When I went through my first miscarriage after having my son my instinct was to get pregnant again as fast as possible. I wanted to believe that being pregnant again would erase the pain of my loss. In a way, I saw having another baby as a cure for my grief, an emotion I desperately wanted to escape.
I remember asking a friend who had lost a baby right before having her daughter if it would work. Would the pain go away when I had another baby? She told me, "Yes and no." She said that she'd never forget the pregnancy she lost, but once her baby was born she stopped thinking about her "baby in heaven" as often. She became focused on her love for her daughter and was able to stop fixating on the pain and grief of her loss.
I wouldn't end up experiencing the joy of my rainbow baby for three more years, and only after losing three more babies, including Sidney's twin. By the time I had Sidney my expectations for erasing grief were much lower. I didn't expect my baby to take away the pain I'd experienced. I knew by then that nothing really can - that the grief of losing a child (even a potential child) is something that a mother must learn to carry forever. The trick isn't to hide from it or make it go away, but to accept the pain, to tuck it away into your heart where you can reach it when you need to without getting in the way of finding love and joy in the present.
Like just about everything with motherhood, the actual experience of having a rainbow baby has been a bit different than I could have guessed. My love for this beautiful baby is a slow burn. I feel like when I had Charlie my heart exploded daily with layer after layer of intense emotion, but this time around that emotion is coming in a slow, steady stream instead. I think part of it is that I'm distracted by caring for two children at once, but another factor at work is that I'm still not fully healed from my heart being broken over and over again.
There is still a part of me that is holding back, that is afraid that I will blink my eyes and she will disappear. Part of me is still scared of how much I love her.
The thing is that hearts don't heal overnight, no matter how beautiful and perfect the balm. It's a slow process, but I can feel that the wheels are in motion. Late at night, when we are rocking together in my silent bedroom my thoughts tend to drift. I find myself realizing things and connecting dots. I am learning to forgive myself and forgive my body for the times it failed me. I'm learning to grant myself the same compassion I so easily offer other mothers who have lost their babies.
"I'm sorry this happened to you." Until now I don't think I've ever really said it to MYSELF. Last night I did, and that's when I realized that Sidney isn't healing me in the way I had dreamed she would so many years ago. She is not an emotional eraser or a tiny genie here to grant my wishes. She was not born to solve my problems.
She was born to be loved, and as with so so many things in life. Love is the answer, and I'm realizing that it's finally time for me to learn to love myself.
Like so many women, learning to love myself has been something I have struggled with for my entire life. It's not necessarily that I dislike myself or that there is anything particularly wrong with me. It's just that for some reason I don't believe that I am worthy of the same love I pile on others. But how can you forgive someone without loving them? How can you support someone or make their wellness a priority without loving them? You can't - not properly.
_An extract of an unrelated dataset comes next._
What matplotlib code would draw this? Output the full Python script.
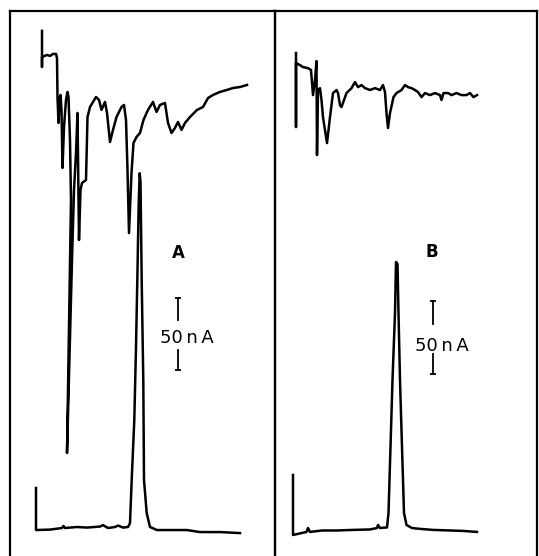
import matplotlib
matplotlib.use("Agg")
import matplotlib.pyplot as plt

# ---- panel A, upper trace (time in min, current in nA relative to start level)
a_top_t = [0, 0, 0, 0.5, 0.8, 1.1, 1.4, 1.5, 1.55, 1.65, 1.75, 1.85, 1.95, 2.05, 2.2,
           2.4, 2.55, 2.65, 2.8, 2.9, 2.5, 3.0, 3.2, 3.4, 3.55, 3.7, 3.85, 4.0, 4.4,
           4.55, 4.8, 5.4, 5.7, 5.95, 6.3, 6.5, 6.8, 7.1, 7.45, 7.95, 8.2, 8.4, 8.55,
           8.7, 8.95, 9.15, 9.45, 9.8, 10.15, 10.6, 11.1, 11.45, 11.8, 12.3, 12.6,
           12.95, 13.3, 13.6, 13.95, 14.3, 14.8, 15.5, 16.1, 16.6, 17.1, 17.8, 18.5,
           19.1, 19.8, 20.5]
a_top_i = [16.6, -8.3, -1.4, 0, -0.7, 0.7, 0.7, -2.1, -29, -46.9, -31, -27.6, -37.9,
           -77.9, -49.7, -31, -25.5, -29, -58.6, -100, -274.5, -141.4, -93.1, -67.6,
           -40, -127.6, -93.1, -88.3, -86.2, -42.8, -35.9, -29, -31, -37.9, -32.4,
           -40, -60, -51.7, -42.8, -35.9, -34.5, -44.8, -79.3, -122.8, -81.4, -60.7,
           -56.6, -53.8, -44.8, -37.9, -32.4, -39.3, -34.5, -33.1, -46.9, -53.8,
           -50.3, -46.2, -51.7, -46.9, -42.8, -37.9, -35.9, -29.7, -27.6, -25.5,
           -24.1, -22.8, -22.1, -20.7]

# ---- panel A, lower trace
a_bot_t = [0, 0, 1.4, 2.6, 2.75, 2.9, 4.1, 5.1, 6.4, 6.7, 7.2, 7.9, 8.2, 8.7, 9.2,
           9.4, 9.57, 9.83, 10.0, 10.13, 10.27, 10.37, 10.45, 10.57, 10.73, 10.8,
           11.07, 11.4, 12.1, 13.7, 15.1, 16.4, 18.4, 20.4]
a_bot_i = [29, 0, 0.3, 1.4, 2.8, 1.4, 2.1, 1.7, 2.4, 3.4, 1.4, 2.1, 3.1, 1.7, 2.1,
           4.8, 34.5, 75.9, 126, 172, 225, 246, 240, 172, 103, 34.5, 11.7, 2.1, 0,
           0, 0, -1.4, -1.4, -2.1]

# ---- panel B, upper trace
b_top_t = [0, 0, 0, 0.4, 0.7, 1.2, 1.5, 1.7, 1.9, 2.05, 2.1, 2.2, 2.4, 2.55, 2.7,
           3.1, 3.4, 3.7, 4.05, 4.2, 4.4, 4.55, 4.8, 5.05, 5.55, 5.9, 6.2, 6.55,
           6.9, 7.4, 7.9, 8.4, 8.7, 8.9, 9.05, 9.2, 9.4, 9.75, 10.05, 10.55, 10.9,
           11.2, 11.55, 11.9, 12.2, 12.55, 12.9, 13.4, 13.9, 14.4, 14.55, 14.75,
           15.2, 15.55, 16.05, 16.55, 17.05, 17.4, 17.75, 18.1]
b_top_i = [7.6, -43.4, 0.7, -0.7, -2.1, -2.8, -4.1, -21.4, -11, 2.1, -62.8, -17.9,
           -16.6, -24.8, -36.6, -54.5, -36.6, -20, -17.9, -20, -28.3, -29.7, -24.8,
           -20, -16.6, -12.4, -15.9, -14.5, -16.6, -17.9, -16.6, -17.9, -14.5,
           -19.3, -33.8, -44.1, -33.8, -22.8, -20, -17.9, -14.5, -15.9, -16.6,
           -17.9, -19.3, -22.8, -20, -21.4, -20, -21.4, -24.8, -20, -20, -21.4,
           -20, -21.4, -21.4, -20, -22.8, -21.4]

# ---- panel B, lower trace
b_bot_t = [0, 0, 1.35, 1.5, 1.7, 2.9, 4.4, 6.0, 7.7, 8.4, 8.5, 8.7, 9.4, 9.55,
           9.75, 9.95, 10.2, 10.3, 10.45, 10.55, 10.7, 10.9, 11.1, 11.35, 11.9,
           12.7, 14.0, 15.7, 17.0, 18.4]
b_bot_i = [40, -1.4, 0.7, 3.4, 0.7, 1.7, 1.7, 2.1, 2.4, 3.4, 5.5, 3.4, 3.8, 13.8,
           59.3, 105.5, 151.7, 186.9, 185.5, 151.7, 105.5, 59.3, 13.8, 5.5, 3.4,
           2.8, 2.1, 1.7, 1.4, 0.7]

labels = ["A", "B"]
scale_na = 50

W, H = 539, 556
fig = plt.figure(figsize=(W / 100, H / 100), dpi=100)
fig.patch.set_facecolor("white")

top_px = 11
lw = 1.8

panels = [
    dict(px=(10, 275), xlim=(-2.6, 23.9), ylim=(-17.9, 357.9),
         top=(a_top_t, a_top_i), bot=(a_bot_t, a_bot_i), off=(0.6, 327.6),
         bar_t=14.2, bar_lo=110.3, txt=(15.1, 132.4), lab=(14.2, 191)),
    dict(px=(275, 537), xlim=(-1.8, 24.4), ylim=(-15.9, 360.0),
         top=(b_top_t, b_top_i), bot=(b_bot_t, b_bot_i), off=(0.3, 323.4),
         bar_t=14.0, bar_lo=109.7, txt=(14.9, 129.0), lab=(13.9, 193.8)),
]

for k, p in enumerate(panels):
    x0, x1 = p["px"]
    ax = fig.add_axes([x0 / W, 0, (x1 - x0) / W, (H - top_px) / H])
    ax.set_xlim(*p["xlim"])
    ax.set_ylim(*p["ylim"])
    ax.set_xticks([])
    ax.set_yticks([])
    ax.patch.set_alpha(0)
    ax.spines["bottom"].set_visible(False)
    for s in ["left", "right", "top"]:
        ax.spines[s].set_linewidth(1.6)
        ax.spines[s].set_color("black")

    tt, ti = p["top"]
    dt, di = p["off"]
    ax.plot([t + dt for t in tt], [i + di for i in ti], color="black", lw=lw)
    bt, bi = p["bot"]
    ax.plot(bt, bi, color="black", lw=lw)

    # 50 nA scale bar, split around the text
    lo = p["bar_lo"]
    hi = lo + scale_na
    ax.plot([p["bar_t"]] * 2, [hi, hi - 15.5], color="black", lw=1.3)
    ax.plot([p["bar_t"]] * 2, [lo, lo + 14], color="black", lw=1.3)
    ax.plot([p["bar_t"]] * 2, [lo, hi], ls="none", marker="_", ms=5, mew=1.3, color="black")
    ax.text(p["txt"][0], p["txt"][1], "50\u2009n\u2009A", ha="center", va="center",
            fontsize=13)
    ax.text(p["lab"][0], p["lab"][1], labels[k], ha="center", va="center",
            fontsize=12, fontweight="bold")

plt.savefig("out.png", dpi=100)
Now that I have a daughter I feel a huge responsibility toward her. Life in a female body is never easy, and I long to give her the tools to navigate this world with confidence, courage, and joy. I know from experience that the best way to teach your children is by example. If I want Sidney to have the tools for a happy life I must first get them for myself.
She was born to be loved, and I love her so. There's no way I'm sending her out into life unarmed.
Lucky for me, love begets love, and the more I feel for my children the easier it seems to be to extend that love to myself. I've got a long way to go before I get it right, but I have the best motivation in the world. This heart WILL be healed, and I will be the one to heal it.